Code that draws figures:
=-=-=

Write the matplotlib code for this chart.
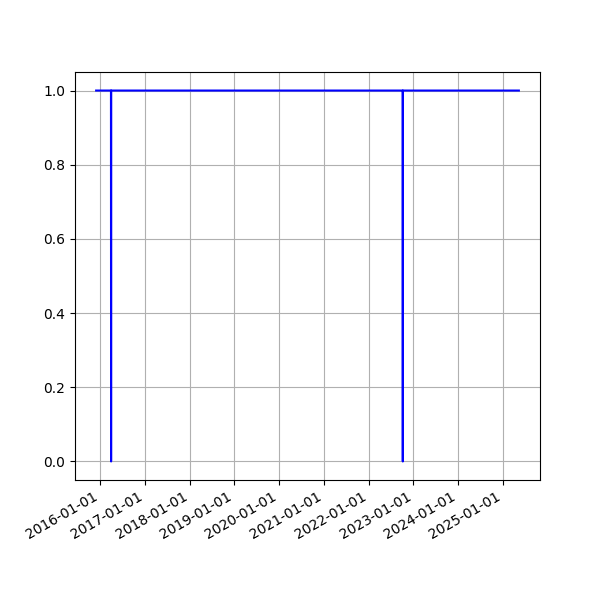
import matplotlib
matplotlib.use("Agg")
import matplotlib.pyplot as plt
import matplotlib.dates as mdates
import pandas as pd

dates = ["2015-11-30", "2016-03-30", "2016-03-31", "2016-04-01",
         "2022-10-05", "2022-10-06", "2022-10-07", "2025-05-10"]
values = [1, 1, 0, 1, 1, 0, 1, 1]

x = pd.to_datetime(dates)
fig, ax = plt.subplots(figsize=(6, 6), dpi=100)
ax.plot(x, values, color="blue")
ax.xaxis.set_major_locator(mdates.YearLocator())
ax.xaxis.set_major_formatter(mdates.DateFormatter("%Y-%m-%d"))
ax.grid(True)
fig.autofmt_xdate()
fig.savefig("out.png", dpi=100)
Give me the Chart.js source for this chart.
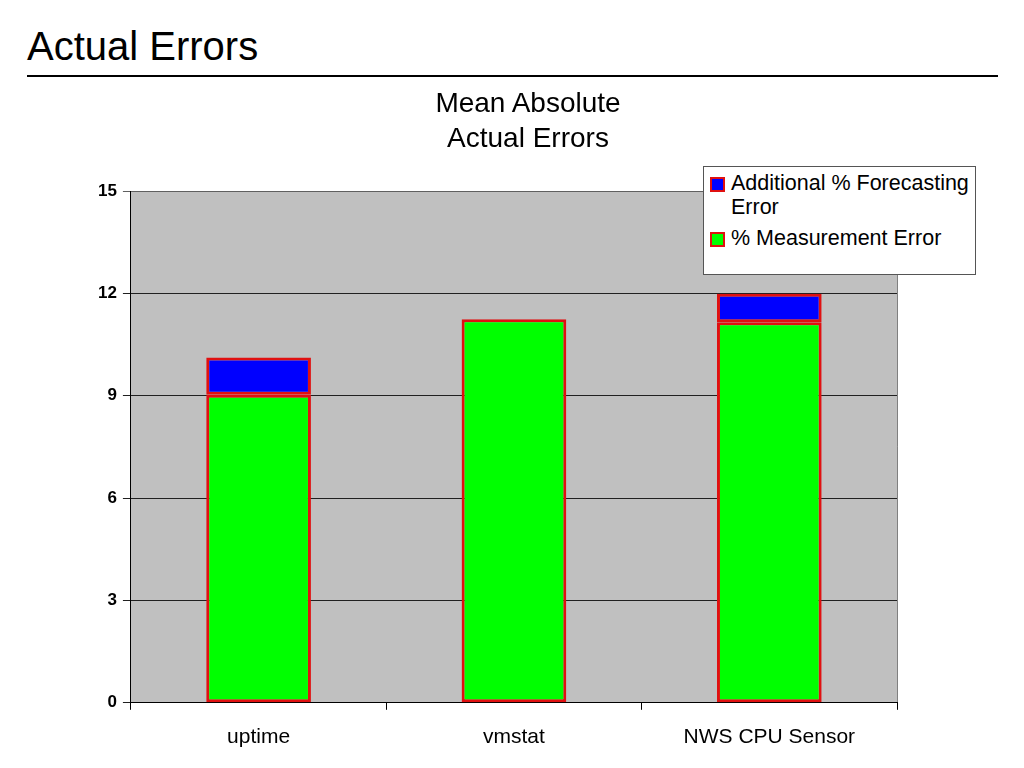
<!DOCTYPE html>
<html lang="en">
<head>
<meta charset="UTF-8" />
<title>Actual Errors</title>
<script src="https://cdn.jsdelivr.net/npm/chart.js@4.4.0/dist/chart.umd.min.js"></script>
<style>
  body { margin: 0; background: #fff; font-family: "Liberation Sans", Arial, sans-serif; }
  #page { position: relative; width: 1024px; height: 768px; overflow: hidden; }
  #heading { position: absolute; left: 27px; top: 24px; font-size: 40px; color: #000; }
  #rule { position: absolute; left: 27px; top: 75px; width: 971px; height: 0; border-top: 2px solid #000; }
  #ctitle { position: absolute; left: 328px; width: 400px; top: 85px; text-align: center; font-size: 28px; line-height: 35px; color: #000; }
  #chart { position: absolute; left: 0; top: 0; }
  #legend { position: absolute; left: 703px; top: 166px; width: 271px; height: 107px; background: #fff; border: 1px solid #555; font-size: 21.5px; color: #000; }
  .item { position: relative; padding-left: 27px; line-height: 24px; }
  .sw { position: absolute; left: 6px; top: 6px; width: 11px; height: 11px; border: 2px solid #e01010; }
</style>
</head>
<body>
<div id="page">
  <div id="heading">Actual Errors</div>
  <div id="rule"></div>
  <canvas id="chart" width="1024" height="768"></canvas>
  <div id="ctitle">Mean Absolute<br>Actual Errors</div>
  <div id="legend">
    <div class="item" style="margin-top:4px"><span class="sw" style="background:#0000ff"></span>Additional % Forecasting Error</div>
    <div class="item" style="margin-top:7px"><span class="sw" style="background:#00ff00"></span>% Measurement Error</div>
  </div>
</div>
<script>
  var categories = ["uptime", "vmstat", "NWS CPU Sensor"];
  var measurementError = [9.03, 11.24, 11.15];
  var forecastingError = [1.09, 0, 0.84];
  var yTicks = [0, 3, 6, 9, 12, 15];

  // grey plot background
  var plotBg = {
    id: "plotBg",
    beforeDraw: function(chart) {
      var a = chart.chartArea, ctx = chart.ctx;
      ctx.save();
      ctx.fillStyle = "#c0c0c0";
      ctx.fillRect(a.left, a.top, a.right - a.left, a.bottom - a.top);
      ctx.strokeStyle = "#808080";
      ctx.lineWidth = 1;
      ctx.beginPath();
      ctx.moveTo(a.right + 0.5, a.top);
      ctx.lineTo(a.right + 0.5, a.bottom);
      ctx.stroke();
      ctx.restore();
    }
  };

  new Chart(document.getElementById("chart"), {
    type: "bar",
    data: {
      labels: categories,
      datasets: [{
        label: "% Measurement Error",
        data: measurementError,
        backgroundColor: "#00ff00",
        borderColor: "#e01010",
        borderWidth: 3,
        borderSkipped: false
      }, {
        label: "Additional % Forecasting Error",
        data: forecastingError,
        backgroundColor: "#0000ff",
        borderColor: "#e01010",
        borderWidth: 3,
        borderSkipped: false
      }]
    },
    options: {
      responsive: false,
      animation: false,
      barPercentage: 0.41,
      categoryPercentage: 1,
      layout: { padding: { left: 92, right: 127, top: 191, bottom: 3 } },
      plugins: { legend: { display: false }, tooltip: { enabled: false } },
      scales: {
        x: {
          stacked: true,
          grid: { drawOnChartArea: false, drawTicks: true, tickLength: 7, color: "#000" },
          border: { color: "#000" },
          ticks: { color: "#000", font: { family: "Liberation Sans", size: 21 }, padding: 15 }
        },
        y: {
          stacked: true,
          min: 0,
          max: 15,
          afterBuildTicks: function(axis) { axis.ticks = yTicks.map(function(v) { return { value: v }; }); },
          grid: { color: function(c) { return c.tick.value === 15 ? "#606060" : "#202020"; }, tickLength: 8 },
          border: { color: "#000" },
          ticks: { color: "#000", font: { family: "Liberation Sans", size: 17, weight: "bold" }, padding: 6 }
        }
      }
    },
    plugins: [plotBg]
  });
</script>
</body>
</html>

=-=-=

Write the records out again in full, exactly, and skip every picture.

* **ANSWER BELOW**
Write the matplotlib code for this chart.
import matplotlib
matplotlib.use("Agg")
import matplotlib.pyplot as plt
import matplotlib.dates as mdates
import pandas as pd

dates = ["2015-11-30", "2016-03-30", "2016-03-31", "2016-04-01",
         "2022-10-05", "2022-10-06", "2022-10-07", "2025-05-10"]
values = [1, 1, 0, 1, 1, 0, 1, 1]

x = pd.to_datetime(dates)
fig, ax = plt.subplots(figsize=(6, 6), dpi=100)
ax.plot(x, values, color="blue")
ax.xaxis.set_major_locator(mdates.YearLocator())
ax.xaxis.set_major_formatter(mdates.DateFormatter("%Y-%m-%d"))
ax.grid(True)
fig.autofmt_xdate()
fig.savefig("out.png", dpi=100)
Give me the Chart.js source for this chart.
<!DOCTYPE html>
<html lang="en">
<head>
<meta charset="UTF-8" />
<title>Actual Errors</title>
<script src="https://cdn.jsdelivr.net/npm/chart.js@4.4.0/dist/chart.umd.min.js"></script>
<style>
  body { margin: 0; background: #fff; font-family: "Liberation Sans", Arial, sans-serif; }
  #page { position: relative; width: 1024px; height: 768px; overflow: hidden; }
  #heading { position: absolute; left: 27px; top: 24px; font-size: 40px; color: #000; }
  #rule { position: absolute; left: 27px; top: 75px; width: 971px; height: 0; border-top: 2px solid #000; }
  #ctitle { position: absolute; left: 328px; width: 400px; top: 85px; text-align: center; font-size: 28px; line-height: 35px; color: #000; }
  #chart { position: absolute; left: 0; top: 0; }
  #legend { position: absolute; left: 703px; top: 166px; width: 271px; height: 107px; background: #fff; border: 1px solid #555; font-size: 21.5px; color: #000; }
  .item { position: relative; padding-left: 27px; line-height: 24px; }
  .sw { position: absolute; left: 6px; top: 6px; width: 11px; height: 11px; border: 2px solid #e01010; }
</style>
</head>
<body>
<div id="page">
  <div id="heading">Actual Errors</div>
  <div id="rule"></div>
  <canvas id="chart" width="1024" height="768"></canvas>
  <div id="ctitle">Mean Absolute<br>Actual Errors</div>
  <div id="legend">
    <div class="item" style="margin-top:4px"><span class="sw" style="background:#0000ff"></span>Additional % Forecasting Error</div>
    <div class="item" style="margin-top:7px"><span class="sw" style="background:#00ff00"></span>% Measurement Error</div>
  </div>
</div>
<script>
  var categories = ["uptime", "vmstat", "NWS CPU Sensor"];
  var measurementError = [9.03, 11.24, 11.15];
  var forecastingError = [1.09, 0, 0.84];
  var yTicks = [0, 3, 6, 9, 12, 15];

  // grey plot background
  var plotBg = {
    id: "plotBg",
    beforeDraw: function(chart) {
      var a = chart.chartArea, ctx = chart.ctx;
      ctx.save();
      ctx.fillStyle = "#c0c0c0";
      ctx.fillRect(a.left, a.top, a.right - a.left, a.bottom - a.top);
      ctx.strokeStyle = "#808080";
      ctx.lineWidth = 1;
      ctx.beginPath();
      ctx.moveTo(a.right + 0.5, a.top);
      ctx.lineTo(a.right + 0.5, a.bottom);
      ctx.stroke();
      ctx.restore();
    }
  };

  new Chart(document.getElementById("chart"), {
    type: "bar",
    data: {
      labels: categories,
      datasets: [{
        label: "% Measurement Error",
        data: measurementError,
        backgroundColor: "#00ff00",
        borderColor: "#e01010",
        borderWidth: 3,
        borderSkipped: false
      }, {
        label: "Additional % Forecasting Error",
        data: forecastingError,
        backgroundColor: "#0000ff",
        borderColor: "#e01010",
        borderWidth: 3,
        borderSkipped: false
      }]
    },
    options: {
      responsive: false,
      animation: false,
      barPercentage: 0.41,
      categoryPercentage: 1,
      layout: { padding: { left: 92, right: 127, top: 191, bottom: 3 } },
      plugins: { legend: { display: false }, tooltip: { enabled: false } },
      scales: {
        x: {
          stacked: true,
          grid: { drawOnChartArea: false, drawTicks: true, tickLength: 7, color: "#000" },
          border: { color: "#000" },
          ticks: { color: "#000", font: { family: "Liberation Sans", size: 21 }, padding: 15 }
        },
        y: {
          stacked: true,
          min: 0,
          max: 15,
          afterBuildTicks: function(axis) { axis.ticks = yTicks.map(function(v) { return { value: v }; }); },
          grid: { color: function(c) { return c.tick.value === 15 ? "#606060" : "#202020"; }, tickLength: 8 },
          border: { color: "#000" },
          ticks: { color: "#000", font: { family: "Liberation Sans", size: 17, weight: "bold" }, padding: 6 }
        }
      }
    },
    plugins: [plotBg]
  });
</script>
</body>
</html>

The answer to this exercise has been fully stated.